■ **Data section**:
══════
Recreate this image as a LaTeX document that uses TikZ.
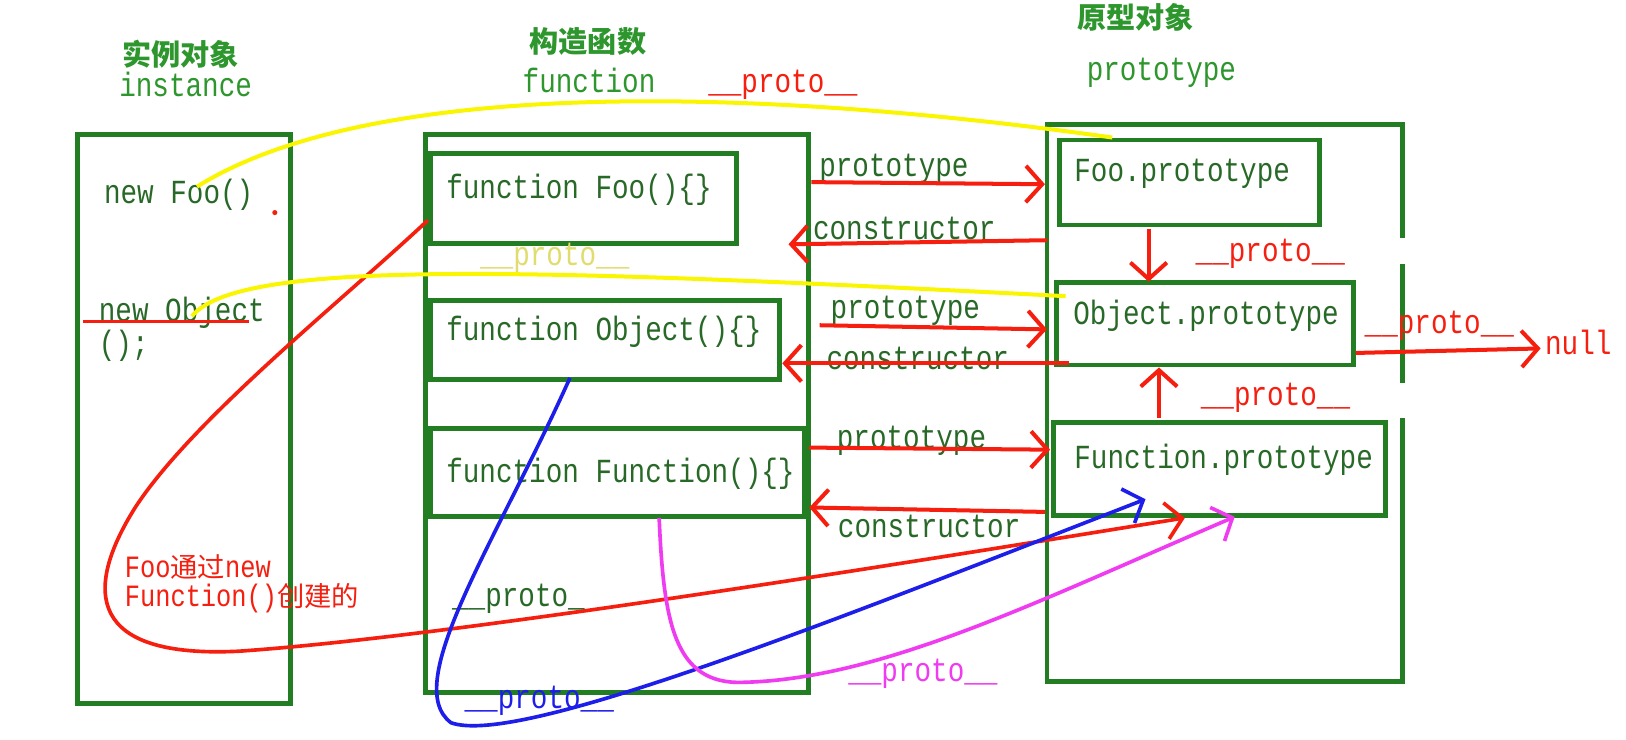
\documentclass[tikz,border=0pt]{standalone}
\usepackage{fontspec}
\newfontfamily\lat{Liberation Mono}[FakeStretch=0.82]
\newfontfamily\cjk{Noto Sans CJK SC}
\usetikzlibrary{arrows.meta,calc,fit}
\definecolor{gbox}{RGB}{35,125,35}
\definecolor{gtxt}{RGB}{40,105,40}
\definecolor{gtitle}{RGB}{45,150,45}
\definecolor{rline}{RGB}{245,30,15}
\definecolor{yline}{RGB}{250,245,0}
\definecolor{ytxt}{RGB}{225,220,110}
\definecolor{bline}{RGB}{30,30,235}
\definecolor{mline}{RGB}{240,60,240}
\begin{document}
\begin{tikzpicture}[x=0.02cm,y=-0.02cm,
  box/.style={draw=gbox,line width=2.7pt,inner sep=0pt},
  txt/.style={font=\lat\fontsize{18.5}{21}\selectfont,inner sep=0pt},
  gt/.style={txt,text=gtxt},
  rt/.style={txt,text=rline},
  cn/.style={font=\cjk\bfseries\fontsize{16}{18}\selectfont,text=gtitle,inner sep=0pt},
  rarr/.style={draw=rline,line width=2.2pt,-{Straight Barb[length=9pt,width=20pt]}},
  curve/.style={line width=2pt,-{Straight Barb[length=9pt,width=20pt]}}]
\useasboundingbox (0,0) rectangle (1568,713);
\fill[white] (0,0) rectangle (1568,713);
% titles
\node[cn] (tinstcn) at (174,52) {实例对象};
\node[txt,text=gtitle] (tinst) at (179,81) {instance};
\node[cn] (tfncn) at (567,40) {构造函数};
\node[txt,text=gtitle] (tfn) at (568,78) {function};
\node[rt] (ttop) at (755,82) {\_\_proto\_\_};
\node[cn] (tprcn) at (1095,17) {原型对象};
\node[txt,text=gtitle] (tpr) at (1120,70) {prototype};
% boxes
\node[box,fit={(75,130) (280,678)}] (inst) {};
\node[box,fit={(410,130) (780,668)}] (fbox) {};
\node[box,fit={(415,148) (710,235)}] (ffoo) {};
\node[box,fit={(415,290) (752,366)}] (fobj) {};
\node[box,fit={(415,413) (776,498)}] (ffun) {};
\node[inner sep=0pt,fit={(1010,120) (1352,657)}] (pbox) {};
\draw[gbox,line width=2.7pt] ($(pbox.north east)+(0,110)$) -- (pbox.north east) -- (pbox.north west) -- (pbox.south west) -- (pbox.south east) -- ($(pbox.south east)+(0,-254)$);
\draw[gbox,line width=2.7pt] ($(pbox.north east)+(0,135)$) -- ($(pbox.north east)+(0,250)$);
\node[box,fit={(1022,135) (1272,217)}] (pfoo) {};
\node[box,fit={(1019,272) (1305,352)}] (pobj) {};
\node[box,fit={(1016,407) (1336,497)}] (pfun) {};
% box texts
\node[gt,anchor=west] (newfoo) at (100,188) {new Foo()};
\node[gt,anchor=north west,align=left,font=\lat\fontsize{18.5}{15.5}\selectfont] (newobj) at (95,286) {new Object\\();};
\node[gt,anchor=west] (tfoo) at (430,183) {function Foo()\{\}};
\node[gt,anchor=west] (tobj) at (430,320) {function Object()\{\}};
\node[gt,anchor=west] (tfun) at (430,457) {function Function()\{\}};
\node[gt] (tpfoo) at (1140,168) {Foo.prototype};
\node[gt] (tpobj) at (1163,305) {Object.prototype};
\node[gt] (tpfun) at (1180,443) {Function.prototype};
% edge labels
\node[gt] (lp1) at (862,163) {prototype};
\node[gt] (lc1) at (872,220) {constructor};
\node[gt] (lp2) at (873,300) {prototype};
\node[gt] (lc2) at (885,346) {constructor};
\node[gt] (lp3) at (879,425) {prototype};
\node[gt] (lc3) at (896,508) {constructor};
\node[rt] (lpr1) at (1225,245) {\_\_proto\_\_};
\node[rt] (lpr2) at (1230,384) {\_\_proto\_\_};
\node[rt] (lpr3) at (1388,314) {\_\_proto\_\_};
\node[rt] (null) at (1522,330) {null};
\node[txt,text=ytxt] (lyel) at (535,249) {\_\_proto\_\_};
\node[gt] (lgrn) at (500,577) {\_\_proto\_};
\node[txt,text=bline] (lblu) at (520,676) {\_\_proto\_\_};
\node[txt,text=mline] (lmag) at (890,650) {\_\_proto\_\_};
\node[txt,text=rline,anchor=west,align=left,font=\lat\fontsize{17}{16}\selectfont] (lfoo) at (120,563) {Foo{\cjk\fontsize{15}{16}\selectfont 通过}new\\Function(){\cjk\fontsize{15}{16}\selectfont 创建的}};
% red marks
\fill[rline] (265,205) circle (1.4pt);
\draw[rline,line width=2pt] ($(newobj.north west)+(-15,24)$) -- ($(newobj.north west)+(145,24)$);
% straight arrows
\draw[rarr] ($(fbox.north east)+(0,48)$) -- ($(pbox.north west)+(-2,58)$);
\draw[rarr] ($(pbox.north west)+(0,112)$) -- ($(fbox.north east)+(-22,108)$);
\draw[rarr] ($(fbox.north east)+(8,186)$) -- ($(pbox.north west)+(0,198)$);
\draw[rarr] ($(pobj.south west)+(14,-4)$) -- ($(fobj.south east)+(0,-18)$);
\draw[rarr] ($(ffun.north east)+(2,21)$) -- ($(pfun.north west)+(-1,29)$);
\draw[rarr] ($(pbox.north west)+(-2,374)$) -- ($(ffun.south east)+(2,-11)$);
\draw[rarr] ($(pfoo.south west)+(88,1)$) -- ($(pobj.north west)+(91,2)$);
\draw[rarr] ($(pfun.north west)+(104,-2)$) -- ($(pobj.south west)+(101,0)$);
\draw[rarr] ($(pobj.south east)+(0,-14)$) -- ($(null.west)+(-4,6)$);
% curves
\draw[curve,draw=rline] ($(ffoo.south west)+(0,-25)$) .. controls (330,290) and (185,405) .. (130,490)
  .. controls (80,570) and (85,635) .. (230,628)
  .. controls (420,615) and (800,555) .. ($(pfun.south west)+(129,0)$);
\draw[curve,draw=bline] ($(fobj.south west)+(137,-4)$) .. controls (480,520) and (385,660) .. (435,697)
  .. controls (500,720) and (800,600) .. ($(pfun.south west)+(91,-18)$);
\draw[curve,draw=mline] ($(ffun.south west)+(223,-1)$) .. controls (640,600) and (650,660) .. (716,658)
  .. controls (850,655) and (1000,580) .. ($(pfun.south west)+(177,-1)$);
\draw[yline,line width=2.2pt] ($(newfoo.west)+(90,-8)$) .. controls (350,80) and (700,80) .. ($(pfoo.north west)+(53,0)$);
\draw[yline,line width=2.2pt] ($(newobj.north west)+(90,19)$) .. controls (230,250) and (500,258) .. ($(pobj.north west)+(11,16)$);
\end{tikzpicture}
\end{document}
══════
■ **To do**: Repeat verbatim all the material, but not the pictures.

■ **Complete answer**:
Recreate this image as a LaTeX document that uses TikZ.
\documentclass[tikz,border=0pt]{standalone}
\usepackage{fontspec}
\newfontfamily\lat{Liberation Mono}[FakeStretch=0.82]
\newfontfamily\cjk{Noto Sans CJK SC}
\usetikzlibrary{arrows.meta,calc,fit}
\definecolor{gbox}{RGB}{35,125,35}
\definecolor{gtxt}{RGB}{40,105,40}
\definecolor{gtitle}{RGB}{45,150,45}
\definecolor{rline}{RGB}{245,30,15}
\definecolor{yline}{RGB}{250,245,0}
\definecolor{ytxt}{RGB}{225,220,110}
\definecolor{bline}{RGB}{30,30,235}
\definecolor{mline}{RGB}{240,60,240}
\begin{document}
\begin{tikzpicture}[x=0.02cm,y=-0.02cm,
  box/.style={draw=gbox,line width=2.7pt,inner sep=0pt},
  txt/.style={font=\lat\fontsize{18.5}{21}\selectfont,inner sep=0pt},
  gt/.style={txt,text=gtxt},
  rt/.style={txt,text=rline},
  cn/.style={font=\cjk\bfseries\fontsize{16}{18}\selectfont,text=gtitle,inner sep=0pt},
  rarr/.style={draw=rline,line width=2.2pt,-{Straight Barb[length=9pt,width=20pt]}},
  curve/.style={line width=2pt,-{Straight Barb[length=9pt,width=20pt]}}]
\useasboundingbox (0,0) rectangle (1568,713);
\fill[white] (0,0) rectangle (1568,713);
% titles
\node[cn] (tinstcn) at (174,52) {实例对象};
\node[txt,text=gtitle] (tinst) at (179,81) {instance};
\node[cn] (tfncn) at (567,40) {构造函数};
\node[txt,text=gtitle] (tfn) at (568,78) {function};
\node[rt] (ttop) at (755,82) {\_\_proto\_\_};
\node[cn] (tprcn) at (1095,17) {原型对象};
\node[txt,text=gtitle] (tpr) at (1120,70) {prototype};
% boxes
\node[box,fit={(75,130) (280,678)}] (inst) {};
\node[box,fit={(410,130) (780,668)}] (fbox) {};
\node[box,fit={(415,148) (710,235)}] (ffoo) {};
\node[box,fit={(415,290) (752,366)}] (fobj) {};
\node[box,fit={(415,413) (776,498)}] (ffun) {};
\node[inner sep=0pt,fit={(1010,120) (1352,657)}] (pbox) {};
\draw[gbox,line width=2.7pt] ($(pbox.north east)+(0,110)$) -- (pbox.north east) -- (pbox.north west) -- (pbox.south west) -- (pbox.south east) -- ($(pbox.south east)+(0,-254)$);
\draw[gbox,line width=2.7pt] ($(pbox.north east)+(0,135)$) -- ($(pbox.north east)+(0,250)$);
\node[box,fit={(1022,135) (1272,217)}] (pfoo) {};
\node[box,fit={(1019,272) (1305,352)}] (pobj) {};
\node[box,fit={(1016,407) (1336,497)}] (pfun) {};
% box texts
\node[gt,anchor=west] (newfoo) at (100,188) {new Foo()};
\node[gt,anchor=north west,align=left,font=\lat\fontsize{18.5}{15.5}\selectfont] (newobj) at (95,286) {new Object\\();};
\node[gt,anchor=west] (tfoo) at (430,183) {function Foo()\{\}};
\node[gt,anchor=west] (tobj) at (430,320) {function Object()\{\}};
\node[gt,anchor=west] (tfun) at (430,457) {function Function()\{\}};
\node[gt] (tpfoo) at (1140,168) {Foo.prototype};
\node[gt] (tpobj) at (1163,305) {Object.prototype};
\node[gt] (tpfun) at (1180,443) {Function.prototype};
% edge labels
\node[gt] (lp1) at (862,163) {prototype};
\node[gt] (lc1) at (872,220) {constructor};
\node[gt] (lp2) at (873,300) {prototype};
\node[gt] (lc2) at (885,346) {constructor};
\node[gt] (lp3) at (879,425) {prototype};
\node[gt] (lc3) at (896,508) {constructor};
\node[rt] (lpr1) at (1225,245) {\_\_proto\_\_};
\node[rt] (lpr2) at (1230,384) {\_\_proto\_\_};
\node[rt] (lpr3) at (1388,314) {\_\_proto\_\_};
\node[rt] (null) at (1522,330) {null};
\node[txt,text=ytxt] (lyel) at (535,249) {\_\_proto\_\_};
\node[gt] (lgrn) at (500,577) {\_\_proto\_};
\node[txt,text=bline] (lblu) at (520,676) {\_\_proto\_\_};
\node[txt,text=mline] (lmag) at (890,650) {\_\_proto\_\_};
\node[txt,text=rline,anchor=west,align=left,font=\lat\fontsize{17}{16}\selectfont] (lfoo) at (120,563) {Foo{\cjk\fontsize{15}{16}\selectfont 通过}new\\Function(){\cjk\fontsize{15}{16}\selectfont 创建的}};
% red marks
\fill[rline] (265,205) circle (1.4pt);
\draw[rline,line width=2pt] ($(newobj.north west)+(-15,24)$) -- ($(newobj.north west)+(145,24)$);
% straight arrows
\draw[rarr] ($(fbox.north east)+(0,48)$) -- ($(pbox.north west)+(-2,58)$);
\draw[rarr] ($(pbox.north west)+(0,112)$) -- ($(fbox.north east)+(-22,108)$);
\draw[rarr] ($(fbox.north east)+(8,186)$) -- ($(pbox.north west)+(0,198)$);
\draw[rarr] ($(pobj.south west)+(14,-4)$) -- ($(fobj.south east)+(0,-18)$);
\draw[rarr] ($(ffun.north east)+(2,21)$) -- ($(pfun.north west)+(-1,29)$);
\draw[rarr] ($(pbox.north west)+(-2,374)$) -- ($(ffun.south east)+(2,-11)$);
\draw[rarr] ($(pfoo.south west)+(88,1)$) -- ($(pobj.north west)+(91,2)$);
\draw[rarr] ($(pfun.north west)+(104,-2)$) -- ($(pobj.south west)+(101,0)$);
\draw[rarr] ($(pobj.south east)+(0,-14)$) -- ($(null.west)+(-4,6)$);
% curves
\draw[curve,draw=rline] ($(ffoo.south west)+(0,-25)$) .. controls (330,290) and (185,405) .. (130,490)
  .. controls (80,570) and (85,635) .. (230,628)
  .. controls (420,615) and (800,555) .. ($(pfun.south west)+(129,0)$);
\draw[curve,draw=bline] ($(fobj.south west)+(137,-4)$) .. controls (480,520) and (385,660) .. (435,697)
  .. controls (500,720) and (800,600) .. ($(pfun.south west)+(91,-18)$);
\draw[curve,draw=mline] ($(ffun.south west)+(223,-1)$) .. controls (640,600) and (650,660) .. (716,658)
  .. controls (850,655) and (1000,580) .. ($(pfun.south west)+(177,-1)$);
\draw[yline,line width=2.2pt] ($(newfoo.west)+(90,-8)$) .. controls (350,80) and (700,80) .. ($(pfoo.north west)+(53,0)$);
\draw[yline,line width=2.2pt] ($(newobj.north west)+(90,19)$) .. controls (230,250) and (500,258) .. ($(pobj.north west)+(11,16)$);
\end{tikzpicture}
\end{document}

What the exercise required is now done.